After trying out projections for myself, I decided that a monitor would show my film in a more successful way. I was paying close attention at the RSA for how their monitors were displayed. Elaine Ang presented her film on the floor which changed the relationship between the viewer and the work as they looked down on it. I am planning on building a frame for my monitor as the ones available to me are all black and this might ruin my all white space, so seeing this framed film piece was a handy experience.

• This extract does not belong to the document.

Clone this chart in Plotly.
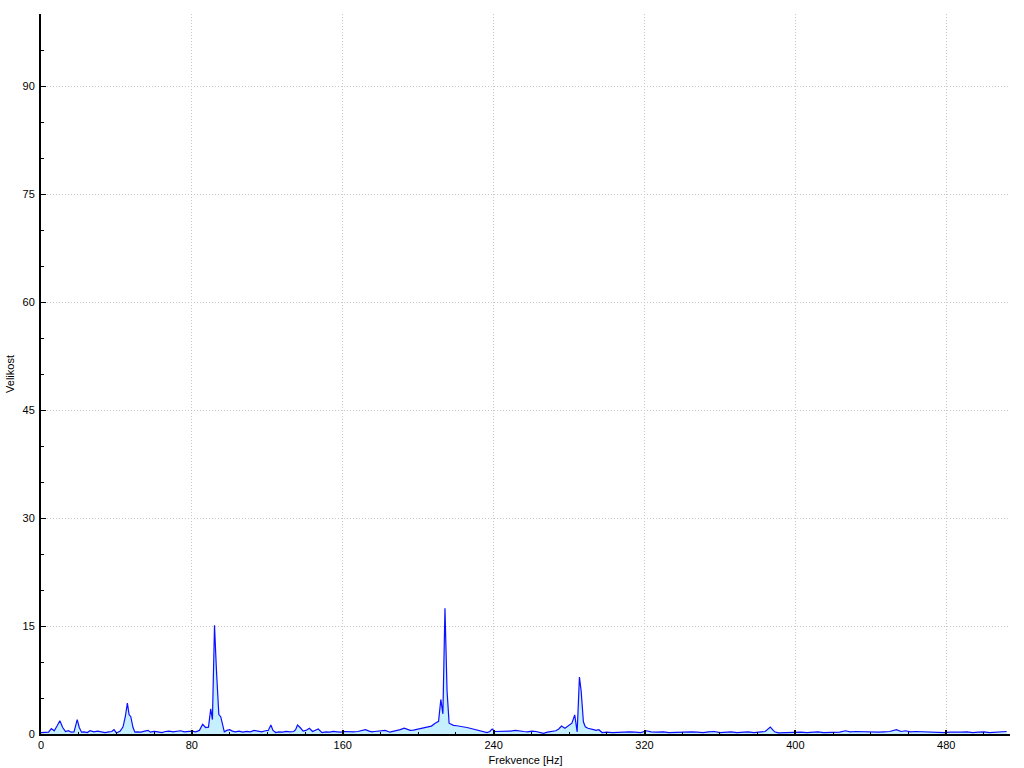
import plotly.graph_objects as go

freq_hz = [
    0, 2, 4, 5.5, 7, 8.5, 10, 11.5, 13, 14.5, 16, 17.5, 18.3, 19.2, 20.3, 21.5, 23, 24.5, 26, 28,
    30, 32, 34, 36, 37.5, 38.7, 40, 42, 43.5, 44.7, 45.8, 46.7, 47.6, 48.8, 49.8, 51, 53, 55, 56.8, 58,
    60, 62, 64, 66, 68, 70, 72, 74, 76, 78, 80, 82, 84, 85.7, 87.3, 88.8, 90, 90.9, 92, 93,
    94.3, 95.3, 96.2, 97.2, 98.5, 100, 101.5, 103, 105, 107, 109, 111, 113, 115, 117, 119, 120.5, 121.9, 123, 124.5,
    126, 128, 130, 132, 134, 135, 136, 137.4, 139, 140.5, 142.3, 144, 145.5, 147, 149, 151, 153, 155, 157, 159,
    161, 163, 165.5, 168, 170, 172, 174, 175.5, 177, 179, 181, 182.5, 185, 187, 188.7, 190.5, 192.6, 194, 195.8, 197.5,
    199.5, 201, 203, 205.5, 207, 209, 210.8, 212, 213.1, 214.2, 215.3, 216.4, 218.7, 220.5, 222, 224, 225.8, 227.5, 229.3, 231,
    233, 235, 236.5, 238, 239.2, 240.8, 243, 245, 247, 249, 251.5, 253.5, 256, 258, 260.3, 262.5, 264.5, 266.5, 268.5, 271,
    273, 274.5, 276, 277.8, 279.5, 281.5, 283, 284.3, 285.5, 286.4, 287.6, 288.6, 290, 291.5, 293, 294.3, 295.8, 297.5, 300, 303,
    306, 309, 312, 315, 318, 321, 323.5, 326.5, 330, 333, 336, 339, 342, 345, 348, 351, 354, 357, 360, 363,
    366, 369, 372, 375, 378, 381, 384, 386.7, 389, 391, 394, 397, 400, 403, 406, 409, 412, 415, 418, 421,
    423.5, 426.5, 429, 432, 435, 438, 441, 444, 447, 450, 453.6, 456, 458.4, 461, 464, 467, 470, 473, 476, 479,
    482, 485, 488, 491, 494, 497, 500, 503, 506, 509, 512,
]

magnitude = [
    0.2, 0.2, 0.25, 0.75, 0.45, 1.1, 1.85, 0.9, 0.35, 0.45, 0.25, 0.3, 1.0, 2.0, 0.9, 0.25, 0.3, 0.2, 0.45, 0.3,
    0.4, 0.25, 0.2, 0.3, 0.35, 0.6, 0.15, 0.4, 1.0, 2.4, 4.3, 2.7, 2.4, 0.9, 0.25, 0.3, 0.25, 0.4, 0.5, 0.25,
    0.35, 0.3, 0.2, 0.35, 0.4, 0.3, 0.35, 0.45, 0.3, 0.35, 0.4, 0.3, 0.5, 1.35, 0.9, 0.95, 3.5, 2.0, 15.1, 9.0,
    2.7, 2.4, 1.2, 0.3, 0.5, 0.6, 0.4, 0.3, 0.4, 0.25, 0.35, 0.3, 0.5, 0.35, 0.3, 0.45, 0.5, 1.25, 0.5, 0.2,
    0.3, 0.25, 0.35, 0.3, 0.35, 0.6, 1.25, 0.9, 0.4, 0.5, 0.8, 0.35, 0.5, 0.7, 0.2, 0.3, 0.25, 0.35, 0.3, 0.25,
    0.35, 0.3, 0.3, 0.35, 0.45, 0.6, 0.4, 0.3, 0.35, 0.4, 0.5, 0.5, 0.25, 0.35, 0.45, 0.6, 0.8, 0.65, 0.5, 0.55,
    0.65, 0.75, 0.8, 0.95, 1.1, 1.5, 1.75, 4.8, 2.8, 17.45, 6.0, 1.5, 1.2, 1.15, 1.1, 0.95, 0.9, 0.8, 0.7, 0.6,
    0.4, 0.3, 0.2, 0.35, 0.7, 0.35, 0.35, 0.35, 0.3, 0.4, 0.5, 0.4, 0.35, 0.3, 0.4, 0.35, 0.2, 0.1, 0.25, 0.4,
    0.45, 0.7, 1.1, 0.8, 1.1, 1.5, 2.65, 0.3, 7.9, 6.0, 1.7, 1.0, 0.8, 0.75, 0.6, 0.5, 0.6, 0.2, 0.25, 0.2,
    0.25, 0.2, 0.3, 0.25, 0.2, 0.45, 0.3, 0.25, 0.3, 0.2, 0.25, 0.2, 0.25, 0.3, 0.25, 0.2, 0.3, 0.35, 0.2, 0.25,
    0.3, 0.2, 0.25, 0.3, 0.2, 0.25, 0.35, 0.95, 0.3, 0.15, 0.2, 0.25, 0.2, 0.25, 0.2, 0.25, 0.3, 0.2, 0.25, 0.2,
    0.25, 0.45, 0.3, 0.35, 0.3, 0.25, 0.2, 0.25, 0.3, 0.35, 0.6, 0.35, 0.45, 0.3, 0.35, 0.3, 0.25, 0.3, 0.25, 0.2,
    0.25, 0.2, 0.25, 0.3, 0.2, 0.25, 0.3, 0.2, 0.25, 0.3, 0.35,
]

x_ticks = [0, 80, 160, 240, 320, 400, 480]
y_ticks = [0, 15, 30, 45, 60, 75, 90]

FONT = "Liberation Sans"
GRID = "#c8c8c8"

fig = go.Figure()
fig.add_trace(go.Scatter(
    x=freq_hz, y=magnitude, mode="lines",
    line=dict(color="rgb(15,15,255)", width=1.2),
    fill="tozeroy", fillcolor="rgb(198,240,255)",
    hoverinfo="x+y", showlegend=False,
))

fig.update_layout(
    width=1024, height=768,
    margin=dict(l=41, r=14, t=14, b=34, pad=0, autoexpand=False),
    paper_bgcolor="white", plot_bgcolor="white",
    font=dict(family=FONT, size=11, color="black"),
    xaxis=dict(
        range=[0, 513.8], tickvals=x_ticks, ticktext=[str(v) for v in x_ticks],
        ticks="inside", ticklen=4, tickwidth=2, tickcolor="black",
        showline=True, linecolor="black", linewidth=2,
        showgrid=True, gridcolor=GRID, griddash="1px,2px", gridwidth=1,
        zeroline=False, automargin=False,
        minor=dict(dtick=20, tick0=0, ticks="inside", ticklen=2, tickcolor="black", tickwidth=1, showgrid=False),
        title=dict(text="Frekvence [Hz]", font=dict(family=FONT, size=11, color="black"), standoff=6),
        tickfont=dict(family=FONT, size=11, color="black"),
    ),
    yaxis=dict(
        range=[0, 100], tickvals=y_ticks, ticktext=[str(v) for v in y_ticks],
        ticks="inside", ticklen=5, tickwidth=1, tickcolor="black",
        showline=True, linecolor="black", linewidth=2,
        showgrid=True, gridcolor=GRID, griddash="1px,2px", gridwidth=1,
        zeroline=False, automargin=False,
        minor=dict(dtick=5, tick0=0, ticks="inside", ticklen=3, tickcolor="black", tickwidth=1, showgrid=False),
        title=dict(text="Velikost", font=dict(family=FONT, size=11, color="black"), standoff=6),
        tickfont=dict(family=FONT, size=11, color="black"),
        ticklabelstandoff=2,
    ),
)

fig.write_html(
    "out.html",
    config={"displayModeBar": False},
    post_script="document.body.style.margin='0';document.body.style.overflow='hidden';",
)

Framing was also something I was focusing on when at the RSA, especially Eleanor Elks Herrmannsen’s white frames. After taking part in the framing workshop and making a wood coloured frame, I decided that a white frame would be more successful in my space. I have made one frame white to compare against the wood coloured frame and I have found the white one to work better with my prints.



While in Edinburgh we visited a few more exhibitions that were currently showing. One of my favourites was Mark Wallingers exhibition that is showing in two parts, one in the Fruitmarket Gallery in Edinburgh and one in the DCA, Dundee. This picture is from the fruitmarket gallery, the artist makes his mark while also writing his own name.


The DCA provided me with lots of inspiration on how to display film. Projections, hung on a wall, multiple monitors in a round, monitors propped on their side. I just have to work out what is best for my film and the space that I am in but it was amazing to see how successful artists like Mark Wallinger show their work.


While visiting a 3rd year illustration student exhibition in Duncan of Jordanstone called Chaos & Order I was intrigued by not just the work, but the presentation of this work. They had a few display tables containing sketchbooks, drawings and other bits and pieces. The display table I have been working with (shown here https://laurendailly12.wordpress.com/2017/02/09/film-as-a-piece-of-art/) is a lot more robust and I feel like these ones would work better in my ’empty’ degree show. I am currently trying to gain access to these tables but I am also in two minds. I do not want to clutter my exhibition as I want it to feel empty so I am not yet sure if I want to have a display table in my space. There is still lots to think about but I have found it very rewarding taking time out to view exhibitions and gain an insight into successful ways to showcase artwork.